Sen. John McCain waits to speak during a campaign event at Faneuil Hall in Boston.

Darren McCollister/Getty Images

At most John McCain campaign stops, New Hampshire voters may see at least one hand-lettered sign that says "The Mac Is Back," or video screens touting McCain's 26 local newspaper endorsements. It makes it hard to believe that McCain's campaign seemed dead just a few months ago.

Now the McCain camp is focusing its energy on New Hampshire, where it's hammering home two messages: one, that New Hampshire voters can't be bought. The second message is that America "needs a practiced hand" to deal with the threats in Iraq, Afghanistan, and Pakistan.

The emphasis on money and foreign policy is no accident.

The campaign of former Massachusetts governor and Republican Mitt Romney has spent lavishly on ads attacking McCain's stance on immigration. McCain's needling also points to Romney's lack of international political experience.

A 90-year-old Republican voter, Charles McLean, says he would consider McCain over Romney. Lately, he has become convinced that McCain's international experience and patriotism trumps any shortcomings.

Independent voter Lynn Howard would not go that far, but the former teacher says she may end up voting for McCain.

"I had written him off frankly because of the immigration issue. But I am willing to look at him again, because I think we are in a war for survival and we need to face it," she said. "We need people with experience and people who can address the issues."

At town halls, an energized McCain highlights issues where he differs from his GOP rivals. He says he will make sure the U.S. never again engages in torture. McCain says he also would like to close the Guantanamo Bay prison.
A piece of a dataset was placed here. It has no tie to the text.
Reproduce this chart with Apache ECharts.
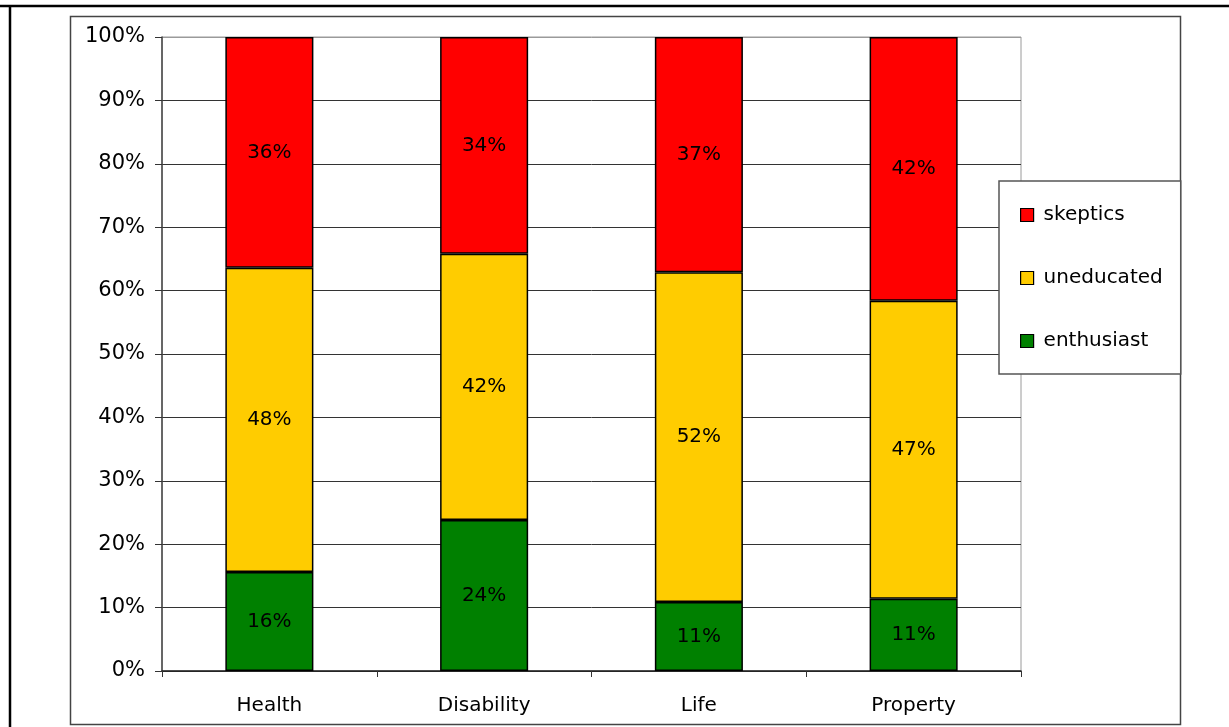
<!DOCTYPE html>
<html>
<head>
<meta charset="utf-8">
<script src="https://cdn.jsdelivr.net/npm/echarts@6/dist/echarts.min.js"></script>
<style>
  html, body { margin: 0; padding: 0; background: #fff; }
  #chart { width: 1229px; height: 727px; }
</style>
</head>
<body>
<div id="chart"></div>
<script>
// Insurance lines on the category axis
const categories = ['Health', 'Disability', 'Life', 'Property'];

// Share of each attitude group per line (percent)
const enthusiast = [15.6, 23.8, 10.9, 11.4];
const uneducated = [48.0, 42.0, 52.0, 47.0];
const skeptics   = [36.4, 34.2, 37.1, 41.6];

// Value axis ticks
const yTicks = [0, 10, 20, 30, 40, 50, 60, 70, 80, 90, 100];

const FONT = 'DejaVu Sans';

function barSeries(name, data, color) {
  return {
    name: name,
    type: 'bar',
    stack: 'total',
    data: data,
    barWidth: '41%',
    itemStyle: { color: color, borderColor: '#000', borderWidth: 1.5 },
    label: {
      show: true,
      position: 'inside',
      color: '#000',
      fontFamily: FONT,
      fontSize: 20,
      formatter: p => Math.round(p.value) + '%'
    },
    emphasis: { disabled: true }
  };
}

// grid lines: dark for inner ticks, grey for the top border of the plot
const splitColors = yTicks.map((t, i) => i === yTicks.length - 1 ? '#9a9a9a' : '#333');

const chart = echarts.init(document.getElementById('chart'));
chart.setOption({
  animation: false,
  backgroundColor: '#fff',
  textStyle: { fontFamily: FONT },
  grid: {
    left: 162, right: 208, top: 37, bottom: 56,
    show: true, borderColor: '#9a9a9a', borderWidth: 1, backgroundColor: 'transparent'
  },
  xAxis: {
    type: 'category',
    data: categories,
    axisLine: { lineStyle: { color: '#222', width: 1.5 } },
    axisTick: { show: true, alignWithLabel: false, length: 6, lineStyle: { color: '#333' } },
    axisLabel: { color: '#000', fontSize: 20, fontFamily: FONT, margin: 25 },
    splitLine: { show: false }
  },
  yAxis: {
    type: 'value',
    min: yTicks[0],
    max: yTicks[yTicks.length - 1],
    interval: yTicks[1] - yTicks[0],
    axisLine: { show: true, lineStyle: { color: '#444', width: 1.5 } },
    axisTick: { show: true, length: 7, lineStyle: { color: '#333' } },
    axisLabel: { color: '#000', fontSize: 21, fontFamily: FONT, margin: 17, formatter: '{value}%' },
    splitLine: { show: true, lineStyle: { color: splitColors, width: 1 } }
  },
  legend: {
    orient: 'vertical',
    left: 999,
    top: 181,
    data: ['skeptics', 'uneducated', 'enthusiast'],
    backgroundColor: '#fff',
    borderColor: '#555',
    borderWidth: 1.5,
    borderRadius: 0,
    padding: [24, 18, 23, 21],
    itemGap: 43,
    itemWidth: 13,
    itemHeight: 13,
    icon: 'rect',
    itemStyle: { borderColor: '#000', borderWidth: 1.2 },
    textStyle: { color: '#000', fontSize: 20, fontFamily: FONT, lineHeight: 20, padding: [0, 0, 0, 5] },
    selectedMode: false
  },
  series: [
    barSeries('enthusiast', enthusiast, '#008000'),
    barSeries('uneducated', uneducated, '#FFCC00'),
    barSeries('skeptics', skeptics, '#FF0000')
  ],
  graphic: [
    // chart frame
    { type: 'rect', shape: { x: 70.5, y: 16.5, width: 1110, height: 708 },
      style: { fill: null, stroke: '#444', lineWidth: 1.5 }, z: -1 },
    // page rules
    { type: 'line', shape: { x1: 0, y1: 6, x2: 1229, y2: 6 },
      style: { stroke: '#000', lineWidth: 2.5 } },
    { type: 'line', shape: { x1: 10, y1: 6, x2: 10, y2: 727 },
      style: { stroke: '#000', lineWidth: 2.5 } }
  ]
});
</script>
</body>
</html>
McCain has also been concentrating on the independent voters who carried him to an upset win over then-Gov. George Bush in New Hampshire in 2000. He seems aware that dissatisfaction within the Republican field has brought him back into contention. Here's how he put it to a packed VFW hall in Merrimack:

"We have had a Lazarus-like experience at least in the minds of some observers. In fact, I told one of them the other day, "I feel like Will Smith in I Am Legend. You know I'm the last guy standing who is not a zombie."

John McCain will be appearing in New Hampshire all week, apart from a one day trip to Iowa on the eve of the caucuses.